Aquélla era la imagen popular del mago consejero del rey que hacían circular los inceptinos.
—No, señor —continuó Golophin—. Es demasiado pronto. Veamos primero cómo va el Sínodo y ese Cónclave vuestro. Tengo una sensación, como el dolor en una antigua herida antes de una tormenta. Creo que lo peor está por llegar; y no todo procede del este.
—Siempre se te ha dado bien predecir desastres, aunque no seas vidente —dijo Abeleyn. Su buen humor se había ensombrecido. El muchacho había desaparecido. El rey que se levantó y tendió una fuerte mano al anciano mago era todo un hombre—. Debo irme. En la corte se rumorea que tengo a una mujer cerca del puerto.
—¿Una anciana? —preguntó Golophin, con un ojo cerrado.
—Una amiga, Golophin. Hasta los reyes las necesitan.
—Los reyes más que nadie, mi señor.
La noche continuaba igual de calurosa. Abeleyn y sus guardias avanzaban calle arriba con la despreocupación de tres vigilantes nocturnos. El carruaje cerrado esperaba en un patio en la cima de la colina, con sus caballos inmóviles, pacientes como imágenes esculpidas. Los guardias subieron al pescante trasero mientras Abeleyn entraba en el carruaje.
Hubo un chasquido de acero, una lluvia de chispas y un resplandor. Cuando prendió la llama de la linterna, el interior del carruaje cerrado con cortinas resplandeció con destellos de oro. El vehículo se puso en movimiento entre el golpeteo de los cascos de los caballos sobre los adoquines.
—Bien hallado, mi señor —dijo lady Jemilla, con un tono oliváceo en el rostro a la vacilante luz de la vela.
—Igualmente, mi señora. Lamento haberos hecho esperar tanto tiempo.
—La espera no es ningún problema. Aviva la anticipación.
—¿De veras? Entonces me aseguraré de haceros esperar más a menudo. —El tono del rey parecía despreocupado, pero había una tensión en él que no había mostrado en la taberna con Golophin.
Jemilla se despojó de su capa oscura. Debajo llevaba uno de sus ceñidos vestidos cortesanos, que enfatizaba las líneas perfectas de su clavícula y la suavidad de la piel de su escote.
—Espero, mi señor, que no os hayáis fatigado con alguna mujerzuela de los barrios bajos. Eso me dolería mucho.

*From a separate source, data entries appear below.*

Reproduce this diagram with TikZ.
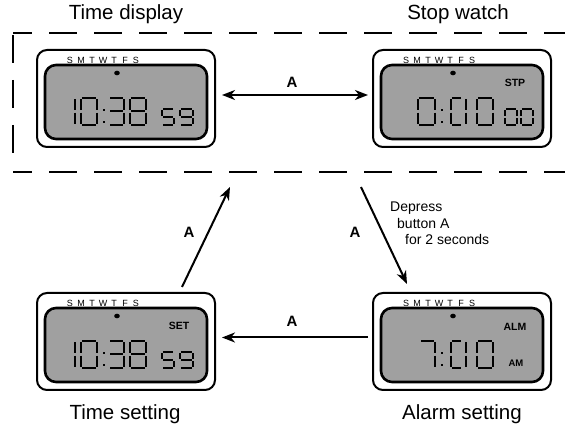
\documentclass[tikz,border=0pt]{standalone}
\usepackage{fontspec}
\setmainfont{Liberation Sans}
\usetikzlibrary{arrows.meta}

\definecolor{lcdgray}{RGB}{160,160,160}

\tikzset{
  watchcase/.style={draw, line width=2pt, rounded corners=10pt,
    minimum width=178pt, minimum height=97pt, inner sep=0pt, outer sep=0pt},
  lcdpanel/.style={draw, line width=2.6pt, rounded corners=11pt, fill=lcdgray},
  lcdseg/.style={line width=2pt, line cap=butt},
  dayletter/.style={font=\fontsize{9}{10}\selectfont, inner sep=0pt},
  modetag/.style={font=\fontsize{10.5}{11}\selectfont\bfseries, inner sep=0pt},
  smalltag/.style={font=\fontsize{9.5}{10}\selectfont\bfseries, inner sep=0pt},
  caption/.style={font=\fontsize{20.5}{24}\selectfont, inner sep=0pt, anchor=base},
  keylabel/.style={font=\fontsize{15}{16}\selectfont\bfseries, inner sep=0pt},
  note/.style={font=\fontsize{14}{16}\selectfont, inner sep=0pt, anchor=base west},
  flow/.style={line width=2pt, -{Stealth[length=13pt,width=10pt,inset=4pt]}},
  bothways/.style={line width=2pt,
    {Stealth[length=13pt,width=10pt,inset=4pt]}-{Stealth[length=13pt,width=10pt,inset=4pt]}},
  groupbox/.style={line width=2pt, dash pattern=on 28pt off 17pt},
}

% seven-segment digit: left x, top y, width, height, list of lit segments
\newcommand\lcddigit[5]{%
  \begin{scope}[shift={(#1,#2)}]
    \pgfmathsetmacro\dw{#3}\pgfmathsetmacro\dh{#4}\pgfmathsetmacro\dm{#4/2}
    \coordinate (a1) at (1.3,0);        \coordinate (a2) at (\dw-1.3,0);
    \coordinate (b1) at (\dw,1.3);      \coordinate (b2) at (\dw,\dm-1.1);
    \coordinate (c1) at (\dw,\dm+1.1);  \coordinate (c2) at (\dw,\dh-1.3);
    \coordinate (d1) at (1.3,\dh);      \coordinate (d2) at (\dw-1.3,\dh);
    \coordinate (e1) at (0,\dm+1.1);    \coordinate (e2) at (0,\dh-1.3);
    \coordinate (f1) at (0,1.3);        \coordinate (f2) at (0,\dm-1.1);
    \coordinate (g1) at (1.3,\dm);      \coordinate (g2) at (\dw-1.3,\dm);
    \foreach \s in {#5} {\draw[lcdseg] (\s1) -- (\s2);}
  \end{scope}}

% colon of the display: x, top y of the digits
\newcommand\lcdcolon[2]{%
  \fill (#1-1.3,#2+10.7) rectangle ++(2.6,2.6);
  \fill (#1-1.3,#2+22.7) rectangle ++(2.6,2.6);}

% watch body: node name, left x, top y
\newcommand\watchbody[3]{%
  \node[watchcase] (#1) at (#2+89,#3+48.5) {};
  \begin{scope}[shift={(#2,#3)}]
    \draw[lcdpanel] (8,15) rectangle (170,89);
    \foreach \l [count=\i from 0] in {S,M,T,W,T,F,S}
      \node[dayletter] (#1-day\i) at (33+11*\i,10) {\l};
    \fill (80,23) ellipse [x radius=2.8pt, y radius=2.3pt];
  \end{scope}}

% 10:38 59
\newcommand\clockdigits{%
  \lcddigit{22}{48}{16}{27}{b,c}
  \lcddigit{44}{48}{16}{27}{a,b,c,d,e,f}
  \lcdcolon{67}{48}
  \lcddigit{72}{48}{15}{27}{a,b,c,d,g}
  \lcddigit{93}{48}{16}{27}{a,b,c,d,e,f,g}
  \lcddigit{125}{59}{12}{16}{a,f,g,c,d}
  \lcddigit{143}{59}{13}{16}{a,b,c,d,f,g}}

% :00 part shared by stopwatch and alarm
\newcommand\minutedigits{%
  \lcdcolon{69}{48}
  \lcddigit{78}{48}{11}{27}{a,d,e,f}
  \lcddigit{77}{48}{16}{27}{b,c}
  \lcddigit{104}{48}{16}{27}{a,b,c,d,e,f}}

\begin{document}
\begin{tikzpicture}[x=1pt,y=-1pt]
  \useasboundingbox (0,0) rectangle (565,427);

  % dashed frame around the two display modes
  \draw[groupbox, dash phase=9pt] (13,33) -- (566,33);
  \draw[groupbox, dash phase=9pt] (13,172) -- (566,172);
  \draw[groupbox] (13,35) -- (13,153);

  % Time display
  \watchbody{disp}{37}{50}
  \begin{scope}[shift={(37,50)}]
    \clockdigits
  \end{scope}

  % Stop watch
  \watchbody{stop}{373}{50}
  \begin{scope}[shift={(373,50)}]
    \lcddigit{45}{48}{17}{27}{a,b,c,d,e,f}
    \minutedigits
    \lcddigit{132}{59}{12}{16}{a,b,c,d,e,f}
    \lcddigit{148}{59}{12}{16}{a,b,c,d,e,f}
    \node[modetag] (stoptag) at (142,33) {STP};
  \end{scope}

  % Time setting
  \watchbody{tset}{37}{293}
  \begin{scope}[shift={(37,293)}]
    \clockdigits
    \node[modetag] (settag) at (142,33) {SET};
  \end{scope}

  % Alarm setting
  \watchbody{alarm}{373}{293}
  \begin{scope}[shift={(373,293)}]
    \lcddigit{47}{48}{15}{27}{a,b,c}
    \minutedigits
    \node[modetag] (almtag) at (142,34) {ALM};
    \node[smalltag] (amtag) at (143,70) {AM};
  \end{scope}

  % captions
  \node[caption] (capdisp) at (126,20) {Time display};
  \node[caption] (capstop) at (458,20) {Stop watch};
  \node[caption] (capset) at (125,420) {Time setting};
  \node[caption] (capalarm) at (462,420) {Alarm setting};

  % free ends of the diagonal arrows, just below the frame
  \coordinate (holdstart) at (361,187);
  \coordinate (backend) at (230,187);

  % mode changes
  \draw[bothways] ([xshift=7pt,yshift=3.5pt]disp.east) -- ([xshift=-5pt,yshift=3.5pt]stop.west);
  \draw[flow] (holdstart) -- ([xshift=34pt,yshift=9pt]alarm.north west);
  \draw[flow] ([xshift=-5pt,yshift=4pt]alarm.west) -- ([xshift=7pt,yshift=4pt]tset.east);
  \draw[flow] ([xshift=145pt,yshift=6pt]tset.north west) -- (backend);

  \node[keylabel] (keytop) at (292,82) {A};
  \node[keylabel] (keyright) at (355,232) {A};
  \node[keylabel] (keybottom) at (292,321) {A};
  \node[keylabel] (keyleft) at (189,232) {A};

  \node[note] (hold1) at (390,212) {Depress};
  \node[note] (hold2) at (397,228.5) {button A};
  \node[note] (hold3) at (405,245) {for 2 seconds};
\end{tikzpicture}
\end{document}
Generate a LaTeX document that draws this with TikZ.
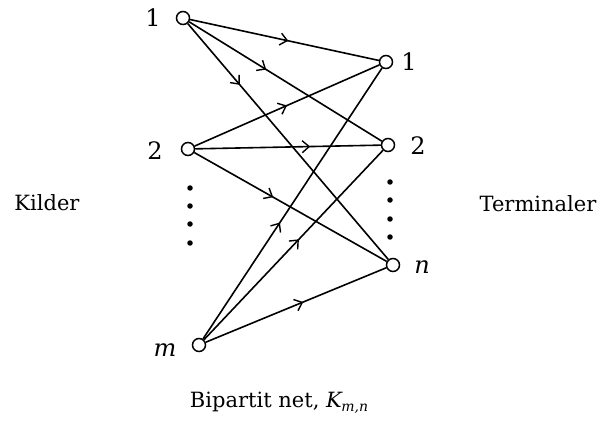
\documentclass[tikz,border=0pt]{standalone}
\usepackage{fontspec}
\setmainfont{DejaVu Serif}
\usetikzlibrary{arrows.meta,decorations.markings}
\tikzset{
  vtx/.style={circle,draw,fill=white,line width=1.5pt,minimum size=13pt,inner sep=0pt},
  lbl/.style={font=\fontsize{21}{24}\selectfont,inner sep=0pt},
  num/.style={font=\fontsize{24}{28}\selectfont,inner sep=0pt},
  edge/.style={line width=1.6pt,postaction={decorate},
    decoration={markings,mark=at position #1 with {\arrow{Straight Barb[length=7pt,width=12pt,line width=1.4pt]}}}},
  dotmark/.style={circle,fill=black,inner sep=0pt,minimum size=5.5pt}
}
\begin{document}
\begin{tikzpicture}[x=1pt,y=-1pt]
\useasboundingbox (0,0) rectangle (600,425);
% left vertices
\node[vtx] (s1) at (183,18) {};
\node[vtx] (s2) at (188,149) {};
\node[vtx] (sm) at (199,345) {};
% right vertices
\node[vtx] (t1) at (386,62) {};
\node[vtx] (t2) at (388,145) {};
\node[vtx] (tn) at (393,265) {};
% edges
\draw[edge=0.52] (s1) -- (t1);
\draw[edge=0.40] (s1) -- (t2);
\draw[edge=0.26] (s1) -- (tn);
\draw[edge=0.50] (s2) -- (t1);
\draw[edge=0.62] (s2) -- (t2);
\draw[edge=0.41] (s2) -- (tn);
\draw[edge=0.43] (sm) -- (t1);
\draw[edge=0.53] (sm) -- (t2);
\draw[edge=0.54] (sm) -- (tn);
% vertex labels
\node[num] (ls1) at (153,18) {1};
\node[num] (ls2) at (155,151) {2};
\node[num] (lsm) at (165,350) {\itshape m};
\node[num] (lt1) at (409,62) {1};
\node[num] (lt2) at (418,146) {2};
\node[num] (ltn) at (422,267) {\itshape n};
% dots
\node[dotmark] (dl1) at (190,188) {};
\node[dotmark] (dl2) at (190,206) {};
\node[dotmark] (dl3) at (190,224) {};
\node[dotmark] (dl4) at (190,243) {};
\node[dotmark] (dr1) at (390,182) {};
\node[dotmark] (dr2) at (390,200) {};
\node[dotmark] (dr3) at (390,219) {};
\node[dotmark] (dr4) at (390,237) {};
% side texts
\node[lbl] (kil) at (47,203) {Kilder};
\node[lbl] (ter) at (538,204) {Terminaler};
\node[lbl] (cap) at (279,403) {Bipartit net, \itshape K\kern-0.5pt\raisebox{-4pt}{\fontsize{14}{16}\selectfont m,n}};
\end{tikzpicture}
\end{document}
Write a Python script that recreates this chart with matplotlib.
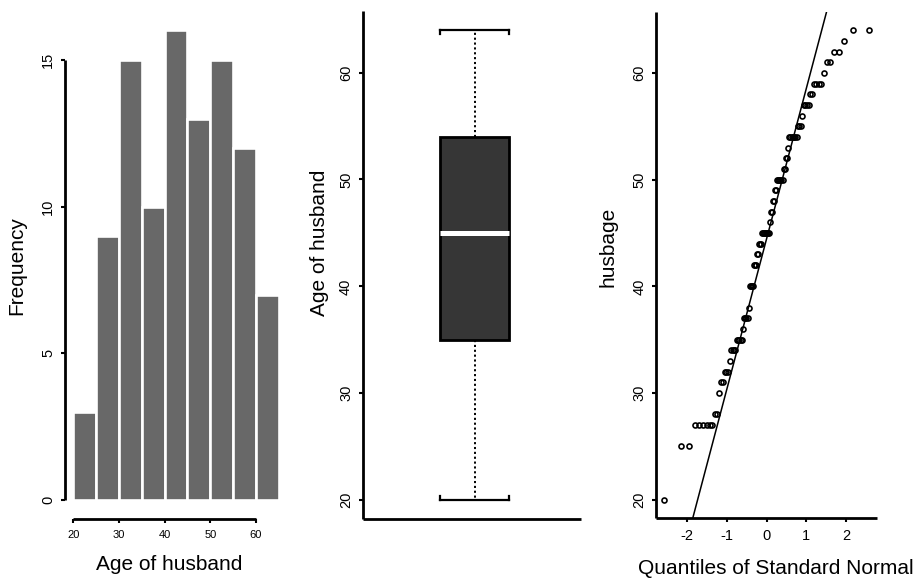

Era diez años mayor que el rey. Abeleyn sintió aquella diferencia de edad mientras se enfrentaba a la móvil oscuridad de sus ojos. Dejó de ser el gobernante de un reino, el comandante de sus ejércitos, para convertirse en un simple joven al borde de un placer glorioso. Siempre le ocurría lo mismo con ella. Aquello le irritaba un poco, pero era el motivo de su presencia allí.
Lady Jemilla se desabrochó los cordones del corpiño mientras Abeleyn la observaba fascinado. Vio surgir sus pechos altos y de pezones oscuros, con marcas rojas donde la tela los había aprisionado.